EU to give MK170 billion to Malawi’s education sector

Written by  Gladys Nthenda

European Union (EU) has pledged to give Malawi 170 Billion Kwacha from its Development Fund to improve accessibility, quality and relevance of secondary education and vocational training in Malawi.

EU Ambassador to Malawi Marchel Gerrmann EU Ambassador to Malawi Marchel Gerrmann
24
January

EU Ambassador to Malawi Marchel Gerrmann made the announcement in Lilongwe on Tuesday, at the launch of a Youth Well-being Policy Review meeting.


According to him this will be done through “Improving Secondary Education in Malawi” and “Skills and Technical Education (STEP) Programmes whose aim is to provide opportunities for the youth, through quality education and training with a special focus on inclusion of women and vulnerable groups.


“In the coming years we will be investing €200 Million in these programmes and we expect that this will increase access to both technical and vocational education training and improve the quality,” pledged Gerrmann.


He underscored the need to ensure that the country’s youths are given an opportunity to acquire such skills to enable them seek employment and also become entrepreneurs.


The EU Envoy stated that it is important that young people have the right qualifications on the job market for them to make a decent living for their families thereby contribute to national development.


With more than 130. 000 young people entering the labour market every year in Malawi against a provision of 30.000 jobs; he lamented that this has translated to many being left out.

 

He explained that this is the reason EU promotes life skills and entrepreneurial training, noting that this presents an increasingly important alternative to employment.


Germann observed that projects like this one being implemented in 10 partner countries over the world for the past 3 years, have the potential to transform the lives of many youths.

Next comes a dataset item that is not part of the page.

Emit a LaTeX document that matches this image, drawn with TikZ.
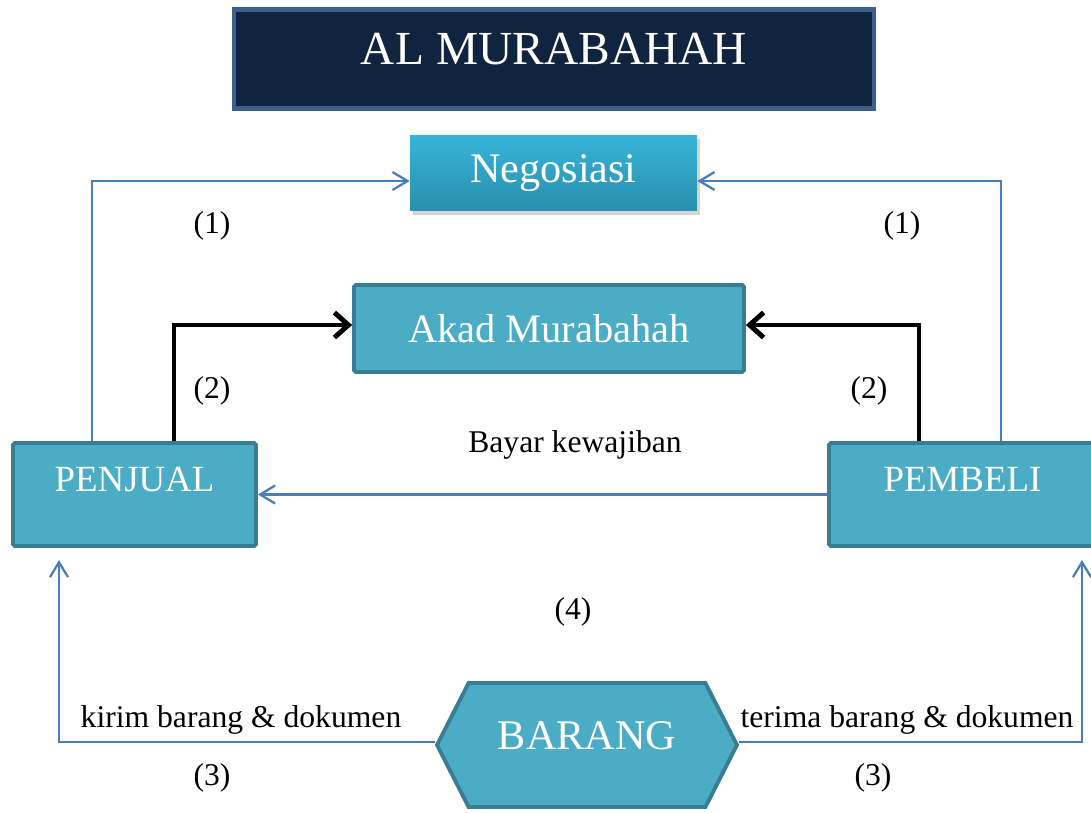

The Youth Well-being Policy Review in Malawi has shown that although youths below the age of 15 account for one quarter of the population, they continue facing multiple challenges with early school drop-out still widespread.


The review is part of the youth inclusion project funded by the European Union.


Minister of Youth, Sports and Manpower Development Francis Kasaila, described the Policy as a milestone, as it brings to the fore issues requiring attention to improve the well-being of youths in the country.


He reiterated government’s commitment in prioritizing youths in its development agenda.


Kasaila cited technical and vocational skills training through the establishment of community technical colleges in every district of the country, job creation and functional literacy, as some of the flagship programmes government has embarked on to boost youths chances.


He was upbeat that with the support from other players in the private sector and civil society organisations they will work together with government in scaling up the interventions.


“The Youth Well-being Policy Review for Malawi therefore just provides the right diagnosis to youth problems”


“I believe through concerted efforts of all stakeholders we should be able to develop meaningful interventions to address the issues raised in the report,” he observed.


Among its highlights the Report noted that access to sexual and reproductive health services, remains insufficient especially for young women thereby increasing health risks resulting to early pregnancies.


It also revealed that only 35% of students in primary schools complete the cycle resulting in a decreased enrollment of 18% in secondary education.


It recommends to government to strengthen youth empowerment through increased support for direct participation in policy making.